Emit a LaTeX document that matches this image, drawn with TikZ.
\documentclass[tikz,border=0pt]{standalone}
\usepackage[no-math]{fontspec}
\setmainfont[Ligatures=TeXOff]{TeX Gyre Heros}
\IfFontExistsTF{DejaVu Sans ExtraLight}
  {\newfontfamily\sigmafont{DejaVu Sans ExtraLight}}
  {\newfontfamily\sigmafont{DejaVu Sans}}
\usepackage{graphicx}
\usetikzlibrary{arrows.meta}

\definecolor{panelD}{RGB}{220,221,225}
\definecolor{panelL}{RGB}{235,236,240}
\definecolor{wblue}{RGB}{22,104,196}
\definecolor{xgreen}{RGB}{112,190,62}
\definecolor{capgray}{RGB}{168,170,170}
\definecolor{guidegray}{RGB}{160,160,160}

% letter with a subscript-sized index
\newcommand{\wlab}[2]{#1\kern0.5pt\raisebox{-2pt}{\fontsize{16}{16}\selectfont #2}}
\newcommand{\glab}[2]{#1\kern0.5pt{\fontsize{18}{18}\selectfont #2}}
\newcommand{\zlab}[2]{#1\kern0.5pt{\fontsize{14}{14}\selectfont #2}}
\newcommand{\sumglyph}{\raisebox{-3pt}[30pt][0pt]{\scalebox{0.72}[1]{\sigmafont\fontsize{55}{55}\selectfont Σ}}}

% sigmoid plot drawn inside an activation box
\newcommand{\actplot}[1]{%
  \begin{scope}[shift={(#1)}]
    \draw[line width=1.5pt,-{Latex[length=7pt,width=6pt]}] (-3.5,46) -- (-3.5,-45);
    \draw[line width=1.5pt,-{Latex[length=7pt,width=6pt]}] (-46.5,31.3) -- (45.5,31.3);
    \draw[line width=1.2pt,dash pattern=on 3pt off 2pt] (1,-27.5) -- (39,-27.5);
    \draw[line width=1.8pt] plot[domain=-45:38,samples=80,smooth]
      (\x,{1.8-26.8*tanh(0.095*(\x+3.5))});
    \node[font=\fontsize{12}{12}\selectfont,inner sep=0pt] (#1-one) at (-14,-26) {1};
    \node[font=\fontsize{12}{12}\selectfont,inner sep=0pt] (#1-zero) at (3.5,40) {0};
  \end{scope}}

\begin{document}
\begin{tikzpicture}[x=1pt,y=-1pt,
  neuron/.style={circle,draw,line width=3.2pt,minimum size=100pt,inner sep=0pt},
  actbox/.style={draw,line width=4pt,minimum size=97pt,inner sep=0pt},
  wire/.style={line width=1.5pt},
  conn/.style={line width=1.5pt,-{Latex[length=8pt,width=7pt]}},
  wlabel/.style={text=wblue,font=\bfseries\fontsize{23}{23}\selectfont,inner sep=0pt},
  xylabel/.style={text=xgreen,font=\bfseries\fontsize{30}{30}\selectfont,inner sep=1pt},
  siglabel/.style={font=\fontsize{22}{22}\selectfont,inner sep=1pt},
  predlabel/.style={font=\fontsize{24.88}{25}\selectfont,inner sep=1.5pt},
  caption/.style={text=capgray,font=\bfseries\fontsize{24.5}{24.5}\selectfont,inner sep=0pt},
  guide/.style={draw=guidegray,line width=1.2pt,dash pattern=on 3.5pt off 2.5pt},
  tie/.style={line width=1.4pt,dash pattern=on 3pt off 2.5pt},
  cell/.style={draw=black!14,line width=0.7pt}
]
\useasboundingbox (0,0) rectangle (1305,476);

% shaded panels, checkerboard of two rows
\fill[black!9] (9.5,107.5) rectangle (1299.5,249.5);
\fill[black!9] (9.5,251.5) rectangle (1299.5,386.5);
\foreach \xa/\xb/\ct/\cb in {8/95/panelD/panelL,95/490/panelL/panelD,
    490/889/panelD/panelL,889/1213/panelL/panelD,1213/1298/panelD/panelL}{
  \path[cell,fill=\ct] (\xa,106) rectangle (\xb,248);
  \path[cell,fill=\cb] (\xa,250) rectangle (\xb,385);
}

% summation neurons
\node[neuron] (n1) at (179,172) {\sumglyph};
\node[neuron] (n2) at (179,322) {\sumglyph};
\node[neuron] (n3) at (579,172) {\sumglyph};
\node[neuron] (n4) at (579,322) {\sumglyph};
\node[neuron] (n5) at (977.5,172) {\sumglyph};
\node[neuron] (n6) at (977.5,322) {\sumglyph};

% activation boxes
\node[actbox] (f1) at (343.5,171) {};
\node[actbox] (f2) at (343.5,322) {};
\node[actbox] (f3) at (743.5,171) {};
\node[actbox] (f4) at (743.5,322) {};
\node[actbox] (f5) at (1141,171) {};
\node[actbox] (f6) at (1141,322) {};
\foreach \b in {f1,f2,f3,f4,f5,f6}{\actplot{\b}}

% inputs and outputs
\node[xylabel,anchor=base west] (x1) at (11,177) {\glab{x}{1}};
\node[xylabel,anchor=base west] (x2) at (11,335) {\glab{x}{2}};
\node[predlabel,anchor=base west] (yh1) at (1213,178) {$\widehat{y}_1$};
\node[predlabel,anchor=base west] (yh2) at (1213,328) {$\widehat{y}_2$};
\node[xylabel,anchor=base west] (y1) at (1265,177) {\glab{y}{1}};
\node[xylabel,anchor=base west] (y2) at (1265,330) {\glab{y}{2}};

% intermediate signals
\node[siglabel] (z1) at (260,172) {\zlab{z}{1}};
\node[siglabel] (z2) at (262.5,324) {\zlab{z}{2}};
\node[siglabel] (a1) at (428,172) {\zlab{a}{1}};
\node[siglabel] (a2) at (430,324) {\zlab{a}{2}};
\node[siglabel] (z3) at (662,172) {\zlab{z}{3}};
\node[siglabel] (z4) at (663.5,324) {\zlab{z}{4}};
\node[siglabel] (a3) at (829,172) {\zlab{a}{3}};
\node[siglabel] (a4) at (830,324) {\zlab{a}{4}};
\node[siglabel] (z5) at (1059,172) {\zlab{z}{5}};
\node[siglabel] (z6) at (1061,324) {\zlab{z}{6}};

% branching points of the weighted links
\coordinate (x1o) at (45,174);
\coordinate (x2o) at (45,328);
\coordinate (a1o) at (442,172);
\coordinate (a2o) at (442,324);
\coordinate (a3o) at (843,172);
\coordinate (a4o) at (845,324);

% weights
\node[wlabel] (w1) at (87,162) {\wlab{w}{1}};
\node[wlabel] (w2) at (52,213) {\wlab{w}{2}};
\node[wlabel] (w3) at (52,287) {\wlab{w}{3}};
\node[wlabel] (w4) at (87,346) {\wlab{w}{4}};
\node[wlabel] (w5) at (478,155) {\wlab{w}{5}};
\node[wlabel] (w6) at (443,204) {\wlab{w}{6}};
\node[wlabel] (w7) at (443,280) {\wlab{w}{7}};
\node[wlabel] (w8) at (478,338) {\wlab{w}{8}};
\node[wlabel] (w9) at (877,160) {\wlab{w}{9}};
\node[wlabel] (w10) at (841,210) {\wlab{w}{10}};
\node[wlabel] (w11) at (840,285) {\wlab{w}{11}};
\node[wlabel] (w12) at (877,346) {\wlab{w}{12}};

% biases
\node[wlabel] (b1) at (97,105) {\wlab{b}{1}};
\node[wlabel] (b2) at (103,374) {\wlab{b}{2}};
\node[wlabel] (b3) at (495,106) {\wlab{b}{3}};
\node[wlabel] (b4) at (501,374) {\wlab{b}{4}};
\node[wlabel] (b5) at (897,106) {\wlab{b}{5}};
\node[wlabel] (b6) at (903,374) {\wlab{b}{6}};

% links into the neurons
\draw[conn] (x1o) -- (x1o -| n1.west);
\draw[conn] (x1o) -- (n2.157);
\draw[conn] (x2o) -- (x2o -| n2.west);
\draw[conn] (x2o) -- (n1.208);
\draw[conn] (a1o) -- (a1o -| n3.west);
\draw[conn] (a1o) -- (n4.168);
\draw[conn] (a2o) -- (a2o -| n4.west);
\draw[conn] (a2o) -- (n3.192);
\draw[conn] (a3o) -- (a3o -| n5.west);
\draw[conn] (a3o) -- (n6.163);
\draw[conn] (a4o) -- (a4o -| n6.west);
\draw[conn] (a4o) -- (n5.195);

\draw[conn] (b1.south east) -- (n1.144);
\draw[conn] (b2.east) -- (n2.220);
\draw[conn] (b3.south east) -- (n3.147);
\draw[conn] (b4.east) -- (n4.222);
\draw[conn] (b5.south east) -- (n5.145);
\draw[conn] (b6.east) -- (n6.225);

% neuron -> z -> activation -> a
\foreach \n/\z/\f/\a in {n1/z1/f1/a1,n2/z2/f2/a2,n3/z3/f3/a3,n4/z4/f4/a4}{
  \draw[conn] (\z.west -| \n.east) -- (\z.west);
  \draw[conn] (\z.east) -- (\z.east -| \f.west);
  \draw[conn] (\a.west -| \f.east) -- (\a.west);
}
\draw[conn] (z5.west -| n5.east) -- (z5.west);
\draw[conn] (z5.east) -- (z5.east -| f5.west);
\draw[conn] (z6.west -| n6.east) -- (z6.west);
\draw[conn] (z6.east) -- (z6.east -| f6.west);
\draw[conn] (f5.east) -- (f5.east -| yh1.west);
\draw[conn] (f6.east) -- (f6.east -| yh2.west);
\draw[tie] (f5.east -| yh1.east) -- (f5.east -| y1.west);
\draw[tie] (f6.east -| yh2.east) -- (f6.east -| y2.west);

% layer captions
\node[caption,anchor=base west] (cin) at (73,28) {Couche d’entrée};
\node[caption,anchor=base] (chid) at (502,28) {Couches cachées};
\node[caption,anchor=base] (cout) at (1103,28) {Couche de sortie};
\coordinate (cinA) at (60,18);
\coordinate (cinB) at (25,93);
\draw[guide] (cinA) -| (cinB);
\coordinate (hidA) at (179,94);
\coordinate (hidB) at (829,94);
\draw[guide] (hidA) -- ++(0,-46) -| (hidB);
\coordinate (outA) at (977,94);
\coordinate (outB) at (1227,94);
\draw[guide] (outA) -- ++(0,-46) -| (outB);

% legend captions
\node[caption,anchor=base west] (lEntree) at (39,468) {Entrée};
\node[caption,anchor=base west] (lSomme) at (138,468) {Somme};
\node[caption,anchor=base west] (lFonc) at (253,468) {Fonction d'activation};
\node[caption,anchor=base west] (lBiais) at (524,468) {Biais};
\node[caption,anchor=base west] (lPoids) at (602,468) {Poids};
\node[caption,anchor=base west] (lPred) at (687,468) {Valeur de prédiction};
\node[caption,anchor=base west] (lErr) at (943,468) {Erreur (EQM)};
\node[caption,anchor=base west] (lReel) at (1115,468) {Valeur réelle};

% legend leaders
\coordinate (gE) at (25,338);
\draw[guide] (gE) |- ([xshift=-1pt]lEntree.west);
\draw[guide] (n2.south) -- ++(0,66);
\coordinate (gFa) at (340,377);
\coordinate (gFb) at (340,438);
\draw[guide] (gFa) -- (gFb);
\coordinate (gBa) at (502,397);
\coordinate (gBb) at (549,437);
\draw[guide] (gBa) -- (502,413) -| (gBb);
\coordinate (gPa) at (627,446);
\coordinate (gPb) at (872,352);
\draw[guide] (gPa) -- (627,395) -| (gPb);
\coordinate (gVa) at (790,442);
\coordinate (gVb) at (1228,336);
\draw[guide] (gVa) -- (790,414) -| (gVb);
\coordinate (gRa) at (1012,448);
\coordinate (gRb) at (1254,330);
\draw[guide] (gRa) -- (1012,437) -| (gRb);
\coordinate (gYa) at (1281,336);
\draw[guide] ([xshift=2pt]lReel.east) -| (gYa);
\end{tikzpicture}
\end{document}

§

» Given request
Scan the listing above and identify each line holding the string "with"; copy every such line.

» Output for this exercise
Emit a LaTeX document that matches this image, drawn with TikZ.
% letter with a subscript-sized index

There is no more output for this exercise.